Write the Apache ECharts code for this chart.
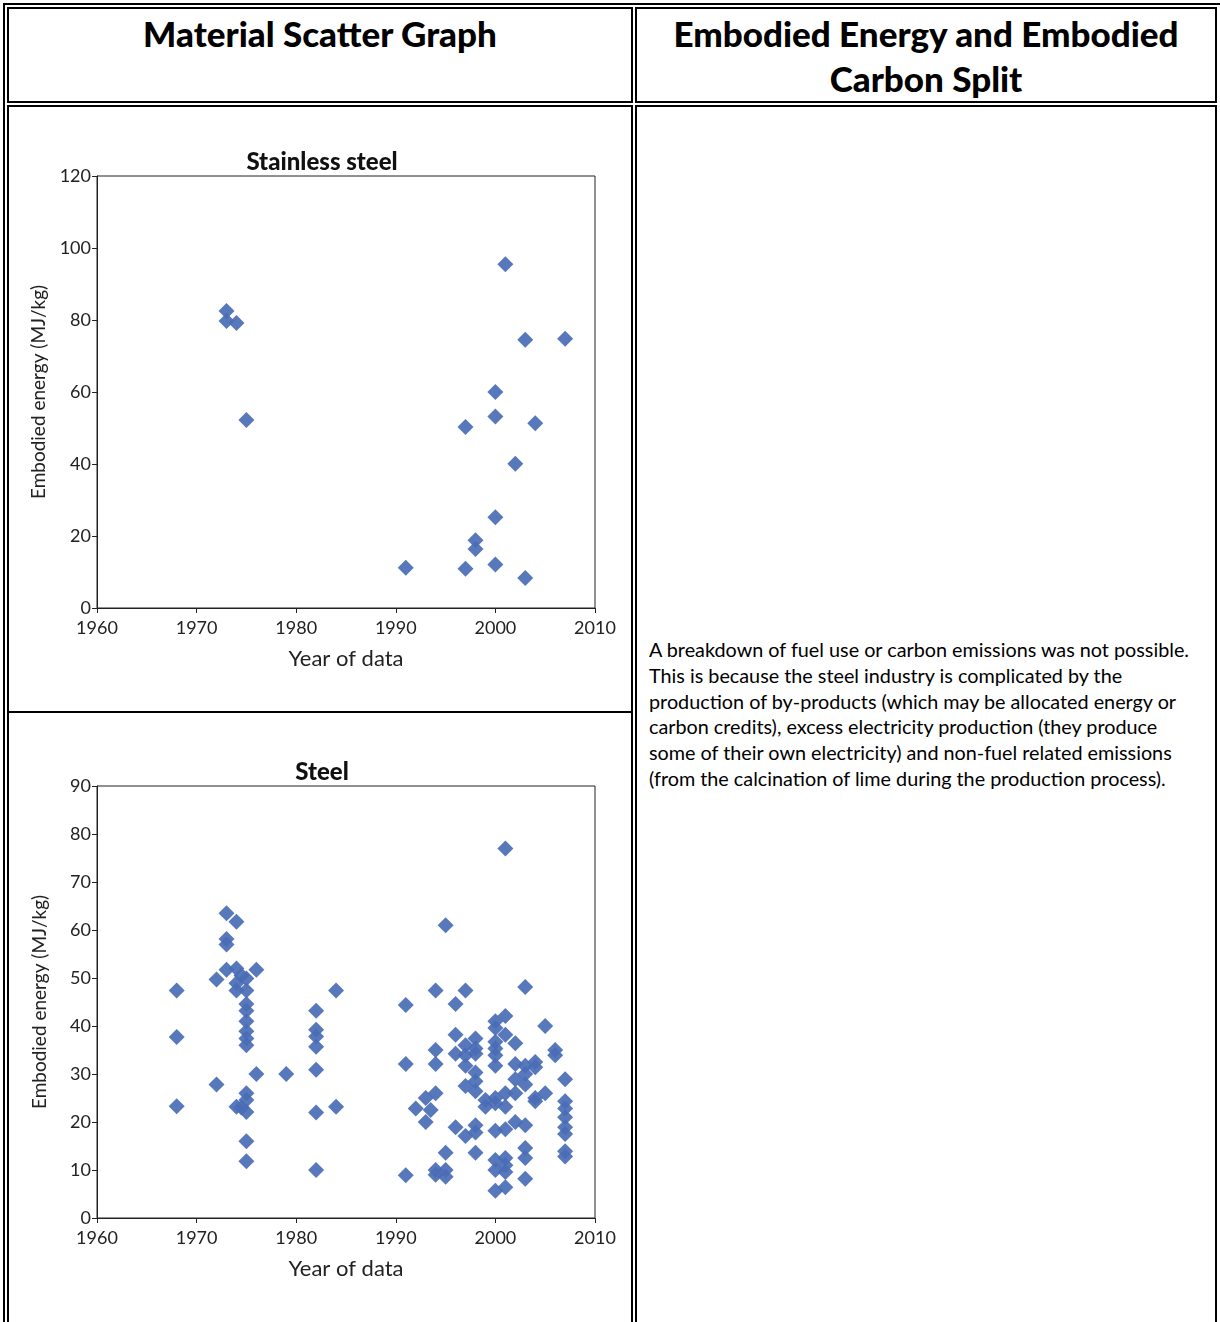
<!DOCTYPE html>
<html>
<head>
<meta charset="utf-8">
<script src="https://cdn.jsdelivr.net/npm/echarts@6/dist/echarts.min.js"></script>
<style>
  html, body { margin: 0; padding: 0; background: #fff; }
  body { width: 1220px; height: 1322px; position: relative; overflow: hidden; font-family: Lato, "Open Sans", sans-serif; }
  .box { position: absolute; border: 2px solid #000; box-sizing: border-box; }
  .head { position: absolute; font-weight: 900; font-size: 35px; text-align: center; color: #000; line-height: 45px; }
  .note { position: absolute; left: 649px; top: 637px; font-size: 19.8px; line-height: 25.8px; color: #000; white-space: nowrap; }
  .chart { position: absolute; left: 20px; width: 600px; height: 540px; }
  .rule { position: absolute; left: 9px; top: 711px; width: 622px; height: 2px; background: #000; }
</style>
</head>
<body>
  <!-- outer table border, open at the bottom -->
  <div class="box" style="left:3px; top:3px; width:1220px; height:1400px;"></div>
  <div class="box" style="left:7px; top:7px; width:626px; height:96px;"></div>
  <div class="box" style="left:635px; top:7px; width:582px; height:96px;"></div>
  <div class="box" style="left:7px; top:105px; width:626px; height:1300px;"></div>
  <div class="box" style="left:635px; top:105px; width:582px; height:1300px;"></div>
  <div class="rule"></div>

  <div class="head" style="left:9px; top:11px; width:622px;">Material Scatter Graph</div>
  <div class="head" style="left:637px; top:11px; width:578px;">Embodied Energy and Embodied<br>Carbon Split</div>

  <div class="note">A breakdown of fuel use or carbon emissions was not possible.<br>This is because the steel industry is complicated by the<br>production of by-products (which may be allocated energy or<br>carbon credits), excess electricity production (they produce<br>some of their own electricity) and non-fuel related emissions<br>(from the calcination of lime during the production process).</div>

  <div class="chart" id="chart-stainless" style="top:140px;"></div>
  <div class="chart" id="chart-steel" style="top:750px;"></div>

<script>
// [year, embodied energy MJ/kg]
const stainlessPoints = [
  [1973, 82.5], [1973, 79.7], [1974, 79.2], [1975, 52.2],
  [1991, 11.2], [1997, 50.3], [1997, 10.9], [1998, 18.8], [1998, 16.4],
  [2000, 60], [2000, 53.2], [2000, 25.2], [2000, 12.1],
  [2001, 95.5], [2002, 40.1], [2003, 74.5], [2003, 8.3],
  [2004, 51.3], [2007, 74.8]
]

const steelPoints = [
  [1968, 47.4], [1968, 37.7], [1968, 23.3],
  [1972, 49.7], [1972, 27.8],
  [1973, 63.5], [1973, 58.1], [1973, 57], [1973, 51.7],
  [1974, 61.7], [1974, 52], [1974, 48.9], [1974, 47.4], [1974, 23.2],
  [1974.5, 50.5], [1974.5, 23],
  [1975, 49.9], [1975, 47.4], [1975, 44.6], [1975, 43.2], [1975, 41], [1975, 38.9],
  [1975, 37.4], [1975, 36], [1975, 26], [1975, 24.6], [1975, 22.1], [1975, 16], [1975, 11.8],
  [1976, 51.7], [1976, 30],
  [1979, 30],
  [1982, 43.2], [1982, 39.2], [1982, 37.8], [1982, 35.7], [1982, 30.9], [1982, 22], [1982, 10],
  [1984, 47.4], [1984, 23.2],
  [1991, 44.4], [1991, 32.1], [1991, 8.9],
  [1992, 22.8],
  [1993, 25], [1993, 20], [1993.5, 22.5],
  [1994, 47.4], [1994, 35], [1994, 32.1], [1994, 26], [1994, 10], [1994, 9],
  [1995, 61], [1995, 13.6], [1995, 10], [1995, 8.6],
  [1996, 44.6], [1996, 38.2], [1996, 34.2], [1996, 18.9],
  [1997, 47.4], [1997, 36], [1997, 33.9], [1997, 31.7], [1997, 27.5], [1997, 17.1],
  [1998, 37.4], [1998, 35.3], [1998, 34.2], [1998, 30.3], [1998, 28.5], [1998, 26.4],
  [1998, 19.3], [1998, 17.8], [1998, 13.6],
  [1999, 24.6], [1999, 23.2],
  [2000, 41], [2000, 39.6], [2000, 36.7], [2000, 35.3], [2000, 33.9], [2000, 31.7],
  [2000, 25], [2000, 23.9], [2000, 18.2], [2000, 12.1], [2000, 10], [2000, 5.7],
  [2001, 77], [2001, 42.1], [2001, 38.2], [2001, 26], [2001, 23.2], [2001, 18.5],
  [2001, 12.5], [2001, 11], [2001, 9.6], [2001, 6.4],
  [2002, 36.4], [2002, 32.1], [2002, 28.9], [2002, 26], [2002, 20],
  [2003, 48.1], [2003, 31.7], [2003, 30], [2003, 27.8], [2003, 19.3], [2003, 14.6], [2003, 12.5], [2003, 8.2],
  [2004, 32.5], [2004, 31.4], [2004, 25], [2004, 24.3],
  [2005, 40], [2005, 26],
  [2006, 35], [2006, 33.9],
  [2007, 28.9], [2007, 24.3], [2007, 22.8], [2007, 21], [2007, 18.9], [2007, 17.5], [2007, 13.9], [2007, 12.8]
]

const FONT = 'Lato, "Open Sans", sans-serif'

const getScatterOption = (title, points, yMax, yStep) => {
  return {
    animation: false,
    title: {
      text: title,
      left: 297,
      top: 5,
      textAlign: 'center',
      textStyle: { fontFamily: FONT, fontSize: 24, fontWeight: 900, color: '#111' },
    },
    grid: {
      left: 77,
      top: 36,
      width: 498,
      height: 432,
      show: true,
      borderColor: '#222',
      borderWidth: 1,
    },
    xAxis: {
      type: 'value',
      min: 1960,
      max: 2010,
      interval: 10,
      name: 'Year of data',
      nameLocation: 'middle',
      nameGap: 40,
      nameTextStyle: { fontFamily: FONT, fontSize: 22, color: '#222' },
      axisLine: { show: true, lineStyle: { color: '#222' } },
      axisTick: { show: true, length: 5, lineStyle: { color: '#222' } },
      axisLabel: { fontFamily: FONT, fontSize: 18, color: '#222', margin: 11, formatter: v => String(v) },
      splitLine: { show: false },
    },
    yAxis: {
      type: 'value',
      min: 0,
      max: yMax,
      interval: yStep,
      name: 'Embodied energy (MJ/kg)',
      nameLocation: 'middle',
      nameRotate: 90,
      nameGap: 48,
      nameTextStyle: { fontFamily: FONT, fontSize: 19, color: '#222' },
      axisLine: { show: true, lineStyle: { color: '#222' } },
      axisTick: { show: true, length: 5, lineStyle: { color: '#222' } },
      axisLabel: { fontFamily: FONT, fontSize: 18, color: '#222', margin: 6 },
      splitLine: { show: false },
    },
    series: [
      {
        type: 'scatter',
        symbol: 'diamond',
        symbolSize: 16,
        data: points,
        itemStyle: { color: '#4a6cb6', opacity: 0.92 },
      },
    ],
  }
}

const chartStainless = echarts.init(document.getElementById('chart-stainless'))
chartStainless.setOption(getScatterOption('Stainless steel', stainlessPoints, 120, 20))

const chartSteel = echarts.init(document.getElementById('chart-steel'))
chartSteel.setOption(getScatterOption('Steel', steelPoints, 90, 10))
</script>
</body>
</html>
= = = =
* [Instruction]:
All the material shown above is to be copied exactly, with no pictures carried over.

* [Solved problem]:
Write the Apache ECharts code for this chart.
<!DOCTYPE html>
<html>
<head>
<meta charset="utf-8">
<script src="https://cdn.jsdelivr.net/npm/echarts@6/dist/echarts.min.js"></script>
<style>
  html, body { margin: 0; padding: 0; background: #fff; }
  body { width: 1220px; height: 1322px; position: relative; overflow: hidden; font-family: Lato, "Open Sans", sans-serif; }
  .box { position: absolute; border: 2px solid #000; box-sizing: border-box; }
  .head { position: absolute; font-weight: 900; font-size: 35px; text-align: center; color: #000; line-height: 45px; }
  .note { position: absolute; left: 649px; top: 637px; font-size: 19.8px; line-height: 25.8px; color: #000; white-space: nowrap; }
  .chart { position: absolute; left: 20px; width: 600px; height: 540px; }
  .rule { position: absolute; left: 9px; top: 711px; width: 622px; height: 2px; background: #000; }
</style>
</head>
<body>
  <!-- outer table border, open at the bottom -->
  <div class="box" style="left:3px; top:3px; width:1220px; height:1400px;"></div>
  <div class="box" style="left:7px; top:7px; width:626px; height:96px;"></div>
  <div class="box" style="left:635px; top:7px; width:582px; height:96px;"></div>
  <div class="box" style="left:7px; top:105px; width:626px; height:1300px;"></div>
  <div class="box" style="left:635px; top:105px; width:582px; height:1300px;"></div>
  <div class="rule"></div>

  <div class="head" style="left:9px; top:11px; width:622px;">Material Scatter Graph</div>
  <div class="head" style="left:637px; top:11px; width:578px;">Embodied Energy and Embodied<br>Carbon Split</div>

  <div class="note">A breakdown of fuel use or carbon emissions was not possible.<br>This is because the steel industry is complicated by the<br>production of by-products (which may be allocated energy or<br>carbon credits), excess electricity production (they produce<br>some of their own electricity) and non-fuel related emissions<br>(from the calcination of lime during the production process).</div>

  <div class="chart" id="chart-stainless" style="top:140px;"></div>
  <div class="chart" id="chart-steel" style="top:750px;"></div>

<script>
// [year, embodied energy MJ/kg]
const stainlessPoints = [
  [1973, 82.5], [1973, 79.7], [1974, 79.2], [1975, 52.2],
  [1991, 11.2], [1997, 50.3], [1997, 10.9], [1998, 18.8], [1998, 16.4],
  [2000, 60], [2000, 53.2], [2000, 25.2], [2000, 12.1],
  [2001, 95.5], [2002, 40.1], [2003, 74.5], [2003, 8.3],
  [2004, 51.3], [2007, 74.8]
]

const steelPoints = [
  [1968, 47.4], [1968, 37.7], [1968, 23.3],
  [1972, 49.7], [1972, 27.8],
  [1973, 63.5], [1973, 58.1], [1973, 57], [1973, 51.7],
  [1974, 61.7], [1974, 52], [1974, 48.9], [1974, 47.4], [1974, 23.2],
  [1974.5, 50.5], [1974.5, 23],
  [1975, 49.9], [1975, 47.4], [1975, 44.6], [1975, 43.2], [1975, 41], [1975, 38.9],
  [1975, 37.4], [1975, 36], [1975, 26], [1975, 24.6], [1975, 22.1], [1975, 16], [1975, 11.8],
  [1976, 51.7], [1976, 30],
  [1979, 30],
  [1982, 43.2], [1982, 39.2], [1982, 37.8], [1982, 35.7], [1982, 30.9], [1982, 22], [1982, 10],
  [1984, 47.4], [1984, 23.2],
  [1991, 44.4], [1991, 32.1], [1991, 8.9],
  [1992, 22.8],
  [1993, 25], [1993, 20], [1993.5, 22.5],
  [1994, 47.4], [1994, 35], [1994, 32.1], [1994, 26], [1994, 10], [1994, 9],
  [1995, 61], [1995, 13.6], [1995, 10], [1995, 8.6],
  [1996, 44.6], [1996, 38.2], [1996, 34.2], [1996, 18.9],
  [1997, 47.4], [1997, 36], [1997, 33.9], [1997, 31.7], [1997, 27.5], [1997, 17.1],
  [1998, 37.4], [1998, 35.3], [1998, 34.2], [1998, 30.3], [1998, 28.5], [1998, 26.4],
  [1998, 19.3], [1998, 17.8], [1998, 13.6],
  [1999, 24.6], [1999, 23.2],
  [2000, 41], [2000, 39.6], [2000, 36.7], [2000, 35.3], [2000, 33.9], [2000, 31.7],
  [2000, 25], [2000, 23.9], [2000, 18.2], [2000, 12.1], [2000, 10], [2000, 5.7],
  [2001, 77], [2001, 42.1], [2001, 38.2], [2001, 26], [2001, 23.2], [2001, 18.5],
  [2001, 12.5], [2001, 11], [2001, 9.6], [2001, 6.4],
  [2002, 36.4], [2002, 32.1], [2002, 28.9], [2002, 26], [2002, 20],
  [2003, 48.1], [2003, 31.7], [2003, 30], [2003, 27.8], [2003, 19.3], [2003, 14.6], [2003, 12.5], [2003, 8.2],
  [2004, 32.5], [2004, 31.4], [2004, 25], [2004, 24.3],
  [2005, 40], [2005, 26],
  [2006, 35], [2006, 33.9],
  [2007, 28.9], [2007, 24.3], [2007, 22.8], [2007, 21], [2007, 18.9], [2007, 17.5], [2007, 13.9], [2007, 12.8]
]

const FONT = 'Lato, "Open Sans", sans-serif'

const getScatterOption = (title, points, yMax, yStep) => {
  return {
    animation: false,
    title: {
      text: title,
      left: 297,
      top: 5,
      textAlign: 'center',
      textStyle: { fontFamily: FONT, fontSize: 24, fontWeight: 900, color: '#111' },
    },
    grid: {
      left: 77,
      top: 36,
      width: 498,
      height: 432,
      show: true,
      borderColor: '#222',
      borderWidth: 1,
    },
    xAxis: {
      type: 'value',
      min: 1960,
      max: 2010,
      interval: 10,
      name: 'Year of data',
      nameLocation: 'middle',
      nameGap: 40,
      nameTextStyle: { fontFamily: FONT, fontSize: 22, color: '#222' },
      axisLine: { show: true, lineStyle: { color: '#222' } },
      axisTick: { show: true, length: 5, lineStyle: { color: '#222' } },
      axisLabel: { fontFamily: FONT, fontSize: 18, color: '#222', margin: 11, formatter: v => String(v) },
      splitLine: { show: false },
    },
    yAxis: {
      type: 'value',
      min: 0,
      max: yMax,
      interval: yStep,
      name: 'Embodied energy (MJ/kg)',
      nameLocation: 'middle',
      nameRotate: 90,
      nameGap: 48,
      nameTextStyle: { fontFamily: FONT, fontSize: 19, color: '#222' },
      axisLine: { show: true, lineStyle: { color: '#222' } },
      axisTick: { show: true, length: 5, lineStyle: { color: '#222' } },
      axisLabel: { fontFamily: FONT, fontSize: 18, color: '#222', margin: 6 },
      splitLine: { show: false },
    },
    series: [
      {
        type: 'scatter',
        symbol: 'diamond',
        symbolSize: 16,
        data: points,
        itemStyle: { color: '#4a6cb6', opacity: 0.92 },
      },
    ],
  }
}

const chartStainless = echarts.init(document.getElementById('chart-stainless'))
chartStainless.setOption(getScatterOption('Stainless steel', stainlessPoints, 120, 20))

const chartSteel = echarts.init(document.getElementById('chart-steel'))
chartSteel.setOption(getScatterOption('Steel', steelPoints, 90, 10))
</script>
</body>
</html>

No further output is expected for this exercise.